4.2.4.3   Socio-Economic Rights and the Opportunity to Flourish 

(This is an archived page, from the Patterns of Power Edition 3 book.  Current versions are at book contents).

The scope of socio-economic rights is suggested in the Universal Declaration of Human Rights (Appendix 1): they can include unemployment benefits, welfare, sick pay, pensions, working conditions, health and education – as itemised in Articles 22-26. 

This issue is partly economic, as described earlier (3.5.2), but it is treated here as making the moral case for people's needs. 

Pope Francis, for example, in his ‘Apostolic Exhortation’ Evangelii Gaudium, highlighted the damaging social impact of economic exclusion.

• Amartya Sen, in The Idea of Justice, argued that a society could not be considered just unless everybody has what he called “capability”, describing it as "the opportunity to fulfil ends and the substantive freedom to achieve those reasoned ends" – where the term "ends" means whatever is important to the person concerned.[1]

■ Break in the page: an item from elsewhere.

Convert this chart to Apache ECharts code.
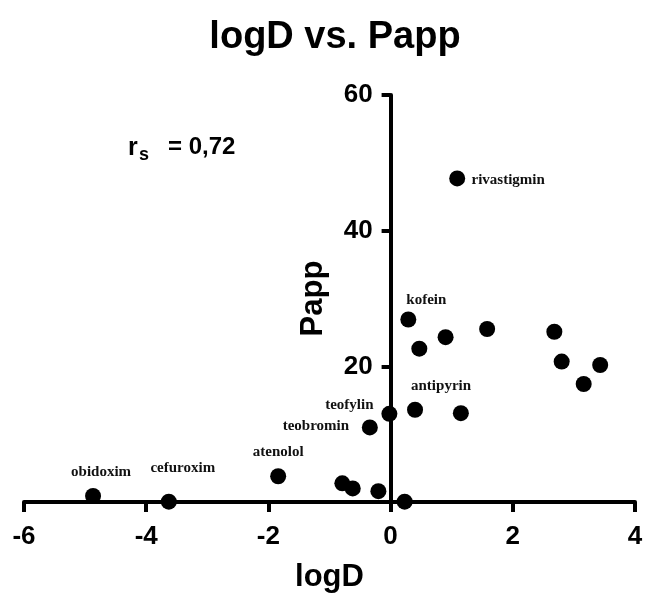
<!DOCTYPE html>
<html>
<head>
<meta charset="utf-8">
<script src="https://cdn.jsdelivr.net/npm/echarts@6/dist/echarts.min.js"></script>
<style>
html,body{margin:0;padding:0;background:#fff;}
#chart{width:646px;height:595px;}
</style>
</head>
<body>
<div id="chart"></div>
<script>
// ---- data ----
var compoundNames = ['obidoxim','cefuroxim','atenolol','teobromin','','','','','teofylin','antipyrin','','kofein','','','','','','','','rivastigmin'];
var logD = [-4.87, -3.63, -1.84, -0.34, -0.79, -0.62, -0.20, 0.23, -0.02, 0.40, 1.15, 0.29, 0.47, 0.90, 1.58, 2.68, 2.80, 3.43, 3.16, 1.09];
var papp = [0.9, 0.05, 3.8, 11.0, 2.75, 2.0, 1.6, 0.05, 13.0, 13.6, 13.1, 26.9, 22.6, 24.3, 25.5, 25.1, 20.7, 20.2, 17.4, 47.7];
var xTicks = [-6, -4, -2, 0, 2, 4];
var yTicks = [20, 40, 60];
var titleText = 'logD vs. Papp';
var xName = 'logD';
var yName = 'Papp';
var rsValue = '= 0,72';

// ---- layout / label placement (style only) ----
var GRID_LEFT = 24, GRID_RIGHT = 11, XMIN = -6, XMAX = 4;
var gridWidth = 646 - GRID_LEFT - GRID_RIGHT;
var yAxisOffset = -gridWidth * (0 - XMIN) / (XMAX - XMIN);

var labelOffsets = {
  obidoxim: [8, -24],
  cefuroxim: [14, -34],
  atenolol: [0, -24],
  teobromin: [-54, -1],
  teofylin: [-40, -9],
  antipyrin: [26, -24],
  kofein: [18, -19],
  rivastigmin: [51, 2]
};

var seriesData = logD.map(function (x, i) {
  var nm = compoundNames[i];
  var item = { value: [x, papp[i]], name: nm };
  if (nm) {
    item.label = { show: true, offset: labelOffsets[nm] };
  }
  return item;
});

var chart = echarts.init(document.getElementById('chart'), null, { renderer: 'canvas' });
var axisFont = 'Liberation Sans, Arial, sans-serif';
chart.setOption({
  animation: false,
  backgroundColor: '#ffffff',
  title: {
    text: titleText,
    left: 330,
    textAlign: 'center',
    top: 14,
    textStyle: { fontFamily: axisFont, fontWeight: 'bold', fontSize: 38, color: '#000' }
  },
  grid: { left: GRID_LEFT, right: GRID_RIGHT, top: 95, bottom: 93, containLabel: false, outerBoundsMode: 'none' },
  xAxis: {
    type: 'value',
    min: XMIN, max: XMAX, interval: 2,
    name: xName,
    nameLocation: 'middle',
    nameGap: 60,
    nameTextStyle: { fontFamily: axisFont, fontWeight: 'bold', fontSize: 31, color: '#000' },
    axisLine: { show: true, onZero: false, lineStyle: { color: '#000', width: 4 } },
    axisTick: { show: true, inside: false, length: 10, lineStyle: { color: '#000', width: 4 }, customValues: xTicks },
    axisLabel: { customValues: xTicks, fontFamily: axisFont, fontWeight: 'bold', fontSize: 26, color: '#000', margin: 22 },
    splitLine: { show: false }
  },
  yAxis: {
    type: 'value',
    min: 0, max: 60, interval: 20,
    position: 'left',
    offset: yAxisOffset,
    name: yName,
    nameLocation: 'middle',
    nameGap: 62,
    nameTextStyle: { fontFamily: axisFont, fontWeight: 'bold', fontSize: 31, color: '#000' },
    axisLine: { show: true, onZero: false, lineStyle: { color: '#000', width: 4 } },
    axisTick: { show: true, inside: false, length: 9, lineStyle: { color: '#000', width: 4 }, customValues: yTicks },
    axisLabel: { customValues: yTicks, fontFamily: axisFont, fontWeight: 'bold', fontSize: 26, color: '#000', margin: 18 },
    splitLine: { show: false }
  },
  series: [{
    type: 'scatter',
    symbol: 'circle',
    symbolSize: 16,
    itemStyle: { color: '#000', opacity: 1 },
    emphasis: { disabled: true },
    label: {
      show: false,
      position: 'inside',
      formatter: '{b}',
      fontFamily: 'Liberation Serif, Times New Roman, serif',
      fontWeight: 'bold',
      fontSize: 15,
      color: '#111',
      opacity: 1,
      align: 'center',
      verticalAlign: 'middle'
    },
    data: seriesData
  }],
  graphic: [
    { type: 'text', left: 128, top: 136, style: { text: 'r', font: 'bold 25px Liberation Sans, Arial, sans-serif', fill: '#000' } },
    { type: 'text', left: 139, top: 146, style: { text: 's', font: 'bold 18px Liberation Sans, Arial, sans-serif', fill: '#000' } },
    { type: 'text', left: 168, top: 135, style: { text: rsValue, font: 'bold 24px Liberation Sans, Arial, sans-serif', fill: '#000' } }
  ]
});
</script>
</body>
</html>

There is more agreement about what people need than about how those needs should be met.  Individualists and collectivists have sharply contrasting perspectives on what, if any, socio-economic rights should be guaranteed by a government – as described in separate sub-sections below:

• Socio-economic rights can be established as entitlements guaranteed by the State (4.2.4.5);

• or they might be met by families, friends and a network of private charities (4.2.4.6). 

Most countries deliver socio-economic rights in both these ways, but the public-private split varies widely – and has to be resolved by political negotiation, as discussed later (6.7.1).

© PatternsofPower.org, 2014



[1] Amartya Sen defined “capability” in chapter 11 of his book The Idea of Justice (the quotation is from p.  234).  In the footnotes to this chapter he refers to several other books on what he describes as “the capability approach”.